→ Task to complete
From the entries below, gather every line containing the string "that".

+---+

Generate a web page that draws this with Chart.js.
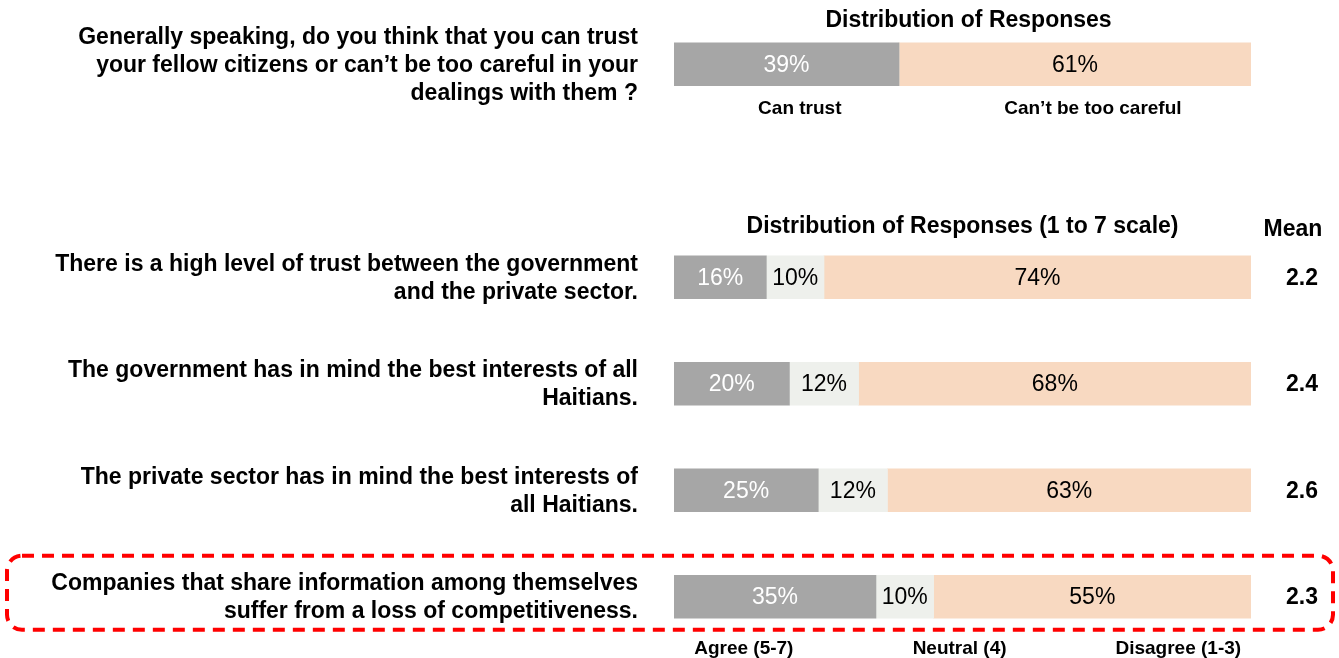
<!DOCTYPE html>
<html>
<head>
<meta charset="utf-8">
<script src="https://cdn.jsdelivr.net/npm/chart.js@4.4.0/dist/chart.umd.min.js"></script>
<style>
  html, body { margin: 0; padding: 0; background: #ffffff; }
  #wrap { width: 1339px; height: 658px; position: relative; }
</style>
</head>
<body>
<div id="wrap"><canvas id="c" width="1339" height="658"></canvas></div>
<script>
// ---- Data ----
const questions = [
  ["Generally speaking, do you think that you can trust", "your fellow citizens or can\u2019t be too careful in your", "dealings with them ?"],
  [],
  ["There is a high level of trust between the government", "and the private sector."],
  ["The government has in mind the best interests of all", "Haitians."],
  ["The private sector has in mind the best interests of", "all Haitians."],
  ["Companies that share information among themselves", "suffer from a loss of competitiveness."]
];
const agreeValues    = [39, null, 16, 20, 25, 35];
const neutralValues  = [0,  null, 10, 12, 12, 10];
const disagreeValues = [61, null, 74, 68, 63, 55];
const meanValues     = [null, null, "2.2", "2.4", "2.6", "2.3"];
const seriesNames = ["Agree (5-7)", "Neutral (4)", "Disagree (1-3)"];
const topCategoryNames = ["Can trust", "Can\u2019t be too careful"];
const title1 = "Distribution of Responses";
const title2 = "Distribution of Responses (1 to 7 scale)";
const meanTitle = "Mean";
const highlightedRow = 5;

// ---- Style ----
const FONT = "'Liberation Sans', Arial, sans-serif";
const COLORS = ["#a6a6a6", "#eef0ec", "#f8d9c1"];
const LABEL_COLORS = ["#ffffff", "#000000", "#000000"];

const textPlugin = {
  id: 'textPlugin',
  afterDatasetsDraw(chart) {
    const ctx = chart.ctx;
    const x = chart.scales.x, y = chart.scales.y;
    ctx.save();
    // segment value labels
    chart.data.datasets.forEach((ds, di) => {
      const meta = chart.getDatasetMeta(di);
      meta.data.forEach((bar, i) => {
        const v = ds.data[i];
        if (v == null || v === 0) return;
        ctx.font = "23px " + FONT;
        ctx.fillStyle = LABEL_COLORS[di];
        ctx.textAlign = "center";
        ctx.textBaseline = "middle";
        const cx = (bar.x + bar.base) / 2;
        ctx.fillText(v + "%", cx, bar.y + 1);
      });
    });
    // question labels
    ctx.font = "bold 23px " + FONT;
    ctx.fillStyle = "#000";
    ctx.textAlign = "right";
    ctx.textBaseline = "middle";
    const lh = 28;
    questions.forEach((lines, i) => {
      const cy = y.getPixelForValue(i);
      const start = cy - (lines.length - 1) * lh / 2;
      lines.forEach((l, k) => ctx.fillText(l, 638, start + k * lh + 1));
    });
    // means
    ctx.textAlign = "center";
    meanValues.forEach((m, i) => {
      if (m == null) return;
      ctx.fillText(m, 1302, y.getPixelForValue(i) + 1);
    });
    ctx.fillText(meanTitle, 1293, 230);
    // titles
    const mid = (x.left + x.right) / 2;
    ctx.fillText(title1, mid + 6, 21);
    ctx.fillText(title2, mid, 227);
    // category names
    ctx.font = "bold 19px " + FONT;
    const y0 = y.getPixelForValue(0);
    ctx.fillText(topCategoryNames[0], x.getPixelForValue(21.8), y0 + 45);
    ctx.fillText(topCategoryNames[1], x.getPixelForValue(72.6), y0 + 45);
    const yb = y.getPixelForValue(questions.length - 1);
    ctx.fillText(seriesNames[0], x.getPixelForValue(12.1), yb + 52);
    ctx.fillText(seriesNames[1], x.getPixelForValue(49.5), yb + 52);
    ctx.fillText(seriesNames[2], x.getPixelForValue(87.4), yb + 52);
    // highlight box
    const hy = y.getPixelForValue(highlightedRow);
    ctx.strokeStyle = "#ff0000";
    ctx.lineWidth = 4;
    ctx.setLineDash([12, 8]);
    ctx.beginPath();
    ctx.roundRect(7, hy - 41, 1326, 74, 15);
    ctx.stroke();
    ctx.restore();
  }
};

new Chart(document.getElementById('c'), {
  type: 'bar',
  data: {
    labels: questions.map((q, i) => "row" + i),
    datasets: [
      { label: seriesNames[0], data: agreeValues, backgroundColor: COLORS[0] },
      { label: seriesNames[1], data: neutralValues, backgroundColor: COLORS[1] },
      { label: seriesNames[2], data: disagreeValues, backgroundColor: COLORS[2] }
    ]
  },
  options: {
    indexAxis: 'y',
    responsive: false,
    animation: false,
    maintainAspectRatio: false,
    layout: { padding: { left: 674, right: 88, top: 11, bottom: 8 } },
    datasets: { bar: { barThickness: 43, borderWidth: 0 } },
    scales: {
      x: { stacked: true, min: 0, max: 100, display: false },
      y: { stacked: true, display: false }
    },
    plugins: { legend: { display: false }, tooltip: { enabled: false } }
  },
  plugins: [textPlugin]
});
</script>
</body>
</html>
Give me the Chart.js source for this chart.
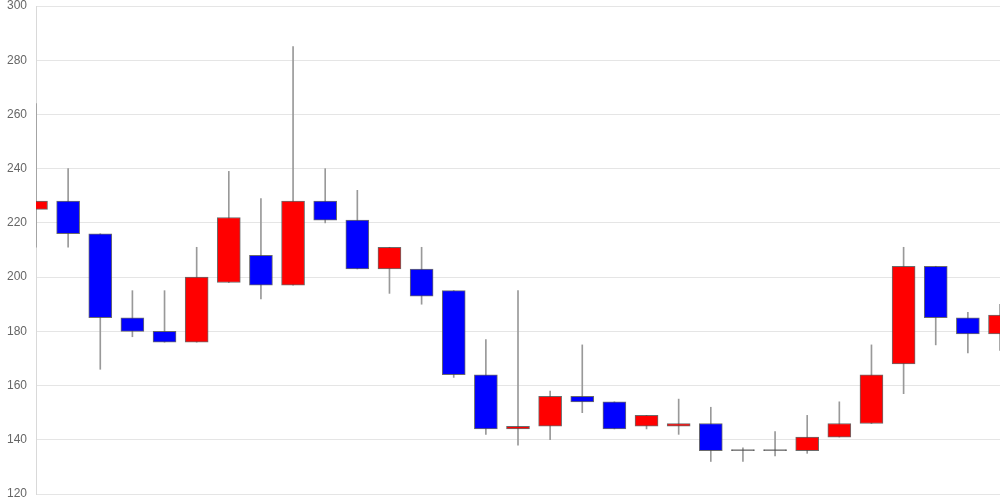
<!DOCTYPE html>
<html>
<head>
<meta charset="utf-8">
<script src="https://cdn.jsdelivr.net/npm/chart.js@4/dist/chart.umd.min.js"></script>
<style>
  html, body { margin: 0; padding: 0; background: #fff; }
  #wrap { width: 1000px; height: 500px; position: relative; }
</style>
</head>
<body>
<div id="wrap"><canvas id="myChart"></canvas></div>
<script>
// one entry per trading day
let days = ["1","2","3","4","5","6","7","8","9","10","11","12","13","14","15","16",
  "17","18","19","20","21","22","23","24","25","26","27","28","29","30","31"];
let openVals  = [225,228,216,185,180,176,198,208,197,228,221,203,203,195,164,144,145,156,154,145,145,146,136,136,136,141,146,168,204,185,179];
let highVals  = [264,240,216,195,195,211,239,229,285,240,232,211,211,195,177,195,158,175,154,149,155,152,137,143,149,154,175,211,204,187,190];
let lowVals   = [211,211,166,178,176,176,198,192,197,220,203,194,190,163,142,138,140,150,144,144,142,132,132,134,135,141,146,157,175,172,173];
let closeVals = [228,216,185,180,176,200,222,197,228,221,203,211,193,164,144,145,156,154,144,149,146,136,136,136,141,146,164,204,185,179,186];
let yTicks = [120,140,160,180,200,220,240,260,280,300];

let bodies = [];
let wicks = [];
let bodyColors = [];
for (let i = 0; i < days.length; i++) {
  bodies.push([openVals[i], closeVals[i]]);
  wicks.push([lowVals[i], highVals[i]]);
  if (closeVals[i] > openVals[i]) {
    bodyColors.push("#ff0000");
  } else if (closeVals[i] < openVals[i]) {
    bodyColors.push("#0000ff");
  } else {
    bodyColors.push("#555555");
  }
}

const ctx = document.getElementById("myChart");
new Chart(ctx, {
  type: "bar",
  data: {
    labels: days,
    datasets: [
      {
        data: bodies,
        backgroundColor: bodyColors,
        borderColor: "rgba(70,70,70,0.8)",
        borderWidth: 1,
        borderSkipped: false,
        barThickness: 23,
        minBarLength: 1,
        grouped: false,
        order: 0
      },
      {
        data: wicks,
        backgroundColor: "#999999",
        borderWidth: 0,
        barThickness: 1,
        grouped: false,
        order: 1
      }
    ]
  },
  options: {
    responsive: true,
    maintainAspectRatio: false,
    animation: false,
    plugins: {
      legend: { display: false },
      tooltip: { enabled: false }
    },
    scales: {
      x: {
        display: false,
        offset: false,
        grid: { display: false }
      },
      y: {
        min: 120,
        max: 300,
        afterFit: function (scale) {
          scale.width = 36;
          scale.paddingTop = 6;
          scale.paddingBottom = 6;
        },
        afterBuildTicks: function (scale) {
          scale.ticks = yTicks.map(function (v) { return { value: v }; });
        },
        grid: { color: "rgba(0,0,0,0.1)", drawTicks: false },
        border: { color: "rgba(0,0,0,0.15)" },
        ticks: {
          padding: 9,
          color: "#666",
          font: { family: "Liberation Sans, Arial, sans-serif", size: 12 }
        }
      }
    }
  }
});
</script>
</body>
</html>
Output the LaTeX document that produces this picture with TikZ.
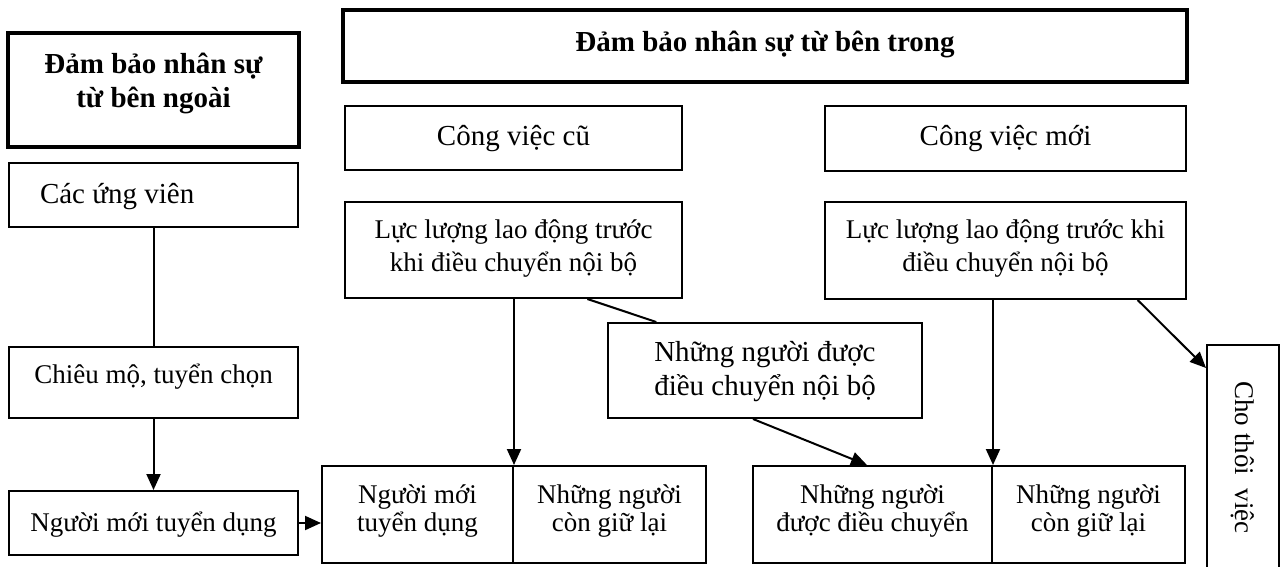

+---+

→ Task output
Generate a web page that draws this with Chart.js.
  ["Generally speaking, do you think that you can trust", "your fellow citizens or can\u2019t be too careful in your", "dealings with them ?"],
  ["Companies that share information among themselves", "suffer from a loss of competitiveness."]
Output the LaTeX document that produces this picture with TikZ.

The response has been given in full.